In June 2023 during an interview with the Spanish publication, El Independiente, Bret Easton Ellis confirmed that Guadagnino would direct an upcoming TV series adaptation of his novel The Shards for HBO with Ellis himself saying that he may direct some episodes as well. This would have been Guadagnino's second project for HBO after We Are Who We Are. However, in May 2024, it was announced that Kristoffer Borgli would be directing and executive producing the series, with no mention of Guadagnino still being involved.

===Separate Rooms===
In March 2024, Guadagnino told la Repubblica his next project would be Separate Rooms, a film adaptation of Pier Vittorio Tondelli's 1989 novel Camere separate. A few days later, Variety reported Josh O'Connor was in talks to star. In April, Léa Seydoux was cast as the female lead, opposite O'Connor. In October, Separate Rooms was listed as one of Guadagnino's four major dream projects alongside Buddenbrooks, Suspiria and Queer. In May 2025, O'Connor confirmed he was no longer attached to the project, saying "[Guadagnino] may well do it, but unfortunately it won't be with me". In March 2026, Connor Storrie was said to take over the role.

===Sgt. Rock===
On September 3, 2024, reports emerged that Guadagnino would be directing an adaptation of the DC Comics title Sgt. Rock at Warner Bros., from a script by Challengers and Queer screenwriter Justin Kuritzkes. Guadagnino was rumored to have been in talks to direct a film under James Gunn and Peter Safran's new leadership at the studio for several months prior. The Sgt. Rock comics were expected to be adapted as a period piece set during World War II. On November 13, 2024, Daniel Craig was listed in an issue of Production Weekly as the star of the film, which was then in "active development". A week later, it was officially confirmed by Deadline Hollywood that Craig would be reteaming with Guadagnino and Kuritzkes for Sgt. Rock following their collaboration on Queer as actor, director and writer, respectively. Though there was potential for the project to fall apart if the deals with Guadagnino and Craig did not go through, DC Studios was said to be "bullish" on Kuritzkes's script and it was expected to be Guadagnino's next film ahead of his planned adaptation of American Psycho. In February 2025, Craig dropped out of the film, reportedly attributed to a mixture of scheduling conflicts and his personal dissatisfaction with the reception of Queer. Another actor was sought to replace Craig, with DC Studios eventually landing on Colin Farrell after pursuing several potential candidates. Roles were also offered to Mikey Madison, Taylor Russell, Mike Faist and David Jonsson. By April, the project was halted as a result of scheduling issues. Up until that point, recurring collaborators including DP Sayombhu Mukdeeprom, composers Trent Reznor and Atticus Ross, and costume designer Jonathan Anderson had all been set in place. Upon cancellation, Guadagnino signed on to direct Artificial in its place.

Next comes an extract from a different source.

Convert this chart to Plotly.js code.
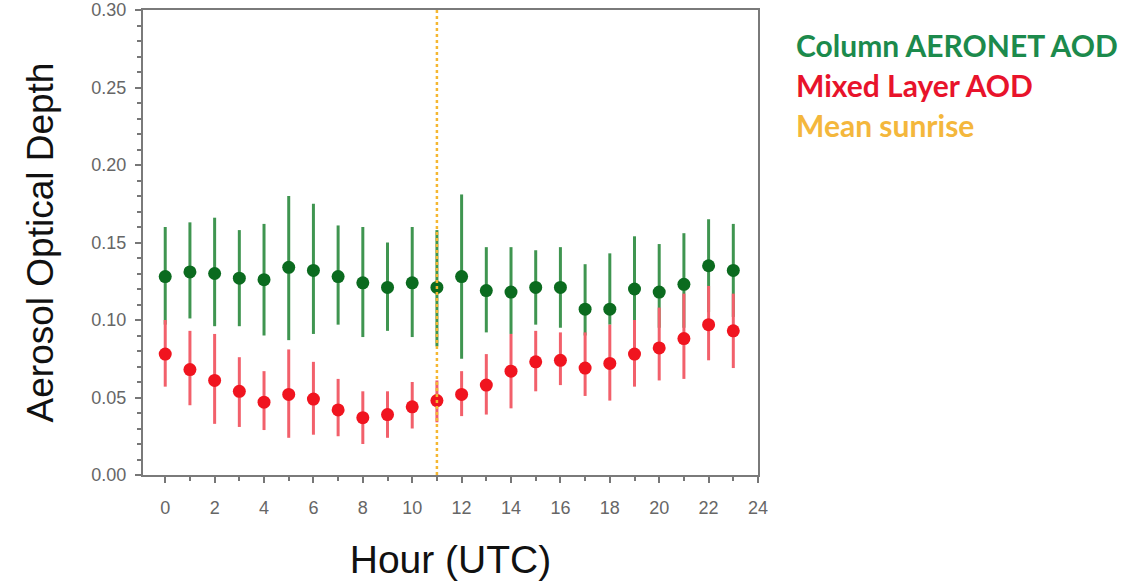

===My Best Friend's Wedding sequel===
In Varietys 2025 cover story on After the Hunt, star Julia Roberts admitted that she was in talks about returning for a planned sequel to My Best Friend's Wedding, to be written by Celine Song. Guadagnino immediately jumped in, saying he'd happily direct Roberts in it without hesitation. Speaking to Deadline in January 2026, Roberts revealed that Guadagnino was already preparing another vehicle for her.